To be done. Copy the material that follows word for word and omit its pictures.

Supplied material.
▶

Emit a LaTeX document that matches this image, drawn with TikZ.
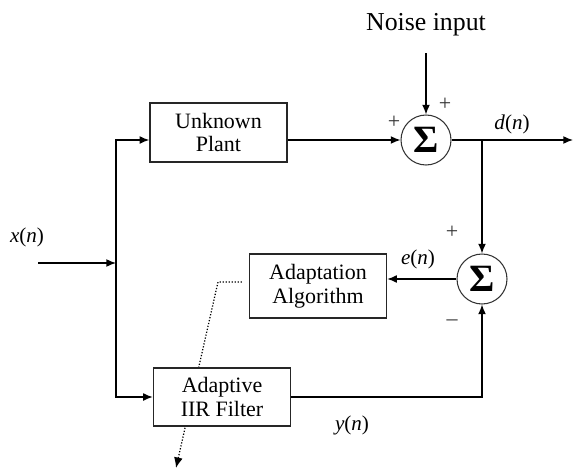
\documentclass[tikz,border=0pt]{standalone}
\usepackage{fontspec}
\setmainfont{Liberation Serif}
\usetikzlibrary{arrows.meta}

\begin{document}
\begin{tikzpicture}[x=0.02cm,y=-0.02cm,->,>={Latex[length=5.5pt,width=4.5pt]},line width=0.8pt]
   \useasboundingbox (0,0) rectangle (574,473);
   \tikzstyle{block}=[draw=black!85, fill=white, align=center, minimum width=2.74cm, font=\fontsize{12.5}{13.5}\selectfont]
   \tikzstyle{sum}=[circle, draw=black!80, line width=0.6pt, minimum size=1cm, inner sep=0pt, font=\fontsize{22}{23}\selectfont\bfseries]
   \tikzstyle{sig}=[font=\fontsize{12}{13}\selectfont]
   \tikzstyle{sgn}=[font=\fontsize{12.5}{13}\selectfont, text=black!80]
   \node[block, minimum height=1.18cm] (plant) at (218.5,132.5) {Unknown\\Plant};
   \node[sum] (sum1) at (426,140) {Σ};
   \node[sum] (sum2) at (482,279) {Σ};
   \node[block, minimum height=1.28cm] (adapt) at (318,286) {Adaptation\\Algorithm};
   \node[font=\fontsize{14.7}{16}\selectfont] (noise) at (426,25) {Noise input};
   % tuning path runs behind the filter box
   \coordinate (tune) at (218,282);
   \coordinate (tuned) at (176,468);
   \draw[densely dotted, line width=0.7pt, -{Latex[length=6pt,width=5pt]}] ([xshift=-4]adapt.west |- tune) -- (tune) -- (tuned);
   \node[block, minimum height=1.16cm] (filter) at (222,397) {Adaptive\\IIR Filter};
   % input and split
   \coordinate (xin) at (38,263);
   \coordinate (split) at (116,263);
   \coordinate (dout) at (573,140);
   \path (xin) edge (split);
   \draw (split) |- (plant.west |- sum1);
   \draw (split) |- (filter);
   \draw (plant.east |- sum1) -- (sum1);
   \draw ([yshift=-6]noise.south) -- (sum1);
   \draw (sum1) -- (dout);
   \draw (sum1 -| sum2) -- (sum2);
   \draw (sum2) -- (adapt.east |- sum2);
   \draw (filter) -| (sum2);
   % signal labels and signs
   \foreach \name/\pos/\txt in {xn/{27,237}/{\textit{x}(\textit{n})}, dn/{512,124}/{\textit{d}(\textit{n})}, en/{418,259}/{\textit{e}(\textit{n})}, yn/{352,425}/{\textit{y}(\textit{n})}} {
       \node[sig] (\name) at (\pos) {\txt};
   }
   \foreach \name/\pos/\txt in {p1/{394,122}/+, p2/{445,104}/+, p3/{452,232}/+, m3/{452,323}/{--}} {
       \node[sgn] (\name) at (\pos) {\txt};
   }
\end{tikzpicture}
\end{document}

◀

Answer for the task.
Emit a LaTeX document that matches this image, drawn with TikZ.
\documentclass[tikz,border=0pt]{standalone}
\usepackage{fontspec}
\setmainfont{Liberation Serif}
\usetikzlibrary{arrows.meta}

\begin{document}
\begin{tikzpicture}[x=0.02cm,y=-0.02cm,->,>={Latex[length=5.5pt,width=4.5pt]},line width=0.8pt]
   \useasboundingbox (0,0) rectangle (574,473);
   \tikzstyle{block}=[draw=black!85, fill=white, align=center, minimum width=2.74cm, font=\fontsize{12.5}{13.5}\selectfont]
   \tikzstyle{sum}=[circle, draw=black!80, line width=0.6pt, minimum size=1cm, inner sep=0pt, font=\fontsize{22}{23}\selectfont\bfseries]
   \tikzstyle{sig}=[font=\fontsize{12}{13}\selectfont]
   \tikzstyle{sgn}=[font=\fontsize{12.5}{13}\selectfont, text=black!80]
   \node[block, minimum height=1.18cm] (plant) at (218.5,132.5) {Unknown\\Plant};
   \node[sum] (sum1) at (426,140) {Σ};
   \node[sum] (sum2) at (482,279) {Σ};
   \node[block, minimum height=1.28cm] (adapt) at (318,286) {Adaptation\\Algorithm};
   \node[font=\fontsize{14.7}{16}\selectfont] (noise) at (426,25) {Noise input};
   % tuning path runs behind the filter box
   \coordinate (tune) at (218,282);
   \coordinate (tuned) at (176,468);
   \draw[densely dotted, line width=0.7pt, -{Latex[length=6pt,width=5pt]}] ([xshift=-4]adapt.west |- tune) -- (tune) -- (tuned);
   \node[block, minimum height=1.16cm] (filter) at (222,397) {Adaptive\\IIR Filter};
   % input and split
   \coordinate (xin) at (38,263);
   \coordinate (split) at (116,263);
   \coordinate (dout) at (573,140);
   \path (xin) edge (split);
   \draw (split) |- (plant.west |- sum1);
   \draw (split) |- (filter);
   \draw (plant.east |- sum1) -- (sum1);
   \draw ([yshift=-6]noise.south) -- (sum1);
   \draw (sum1) -- (dout);
   \draw (sum1 -| sum2) -- (sum2);
   \draw (sum2) -- (adapt.east |- sum2);
   \draw (filter) -| (sum2);
   % signal labels and signs
   \foreach \name/\pos/\txt in {xn/{27,237}/{\textit{x}(\textit{n})}, dn/{512,124}/{\textit{d}(\textit{n})}, en/{418,259}/{\textit{e}(\textit{n})}, yn/{352,425}/{\textit{y}(\textit{n})}} {
       \node[sig] (\name) at (\pos) {\txt};
   }
   \foreach \name/\pos/\txt in {p1/{394,122}/+, p2/{445,104}/+, p3/{452,232}/+, m3/{452,323}/{--}} {
       \node[sgn] (\name) at (\pos) {\txt};
   }
\end{tikzpicture}
\end{document}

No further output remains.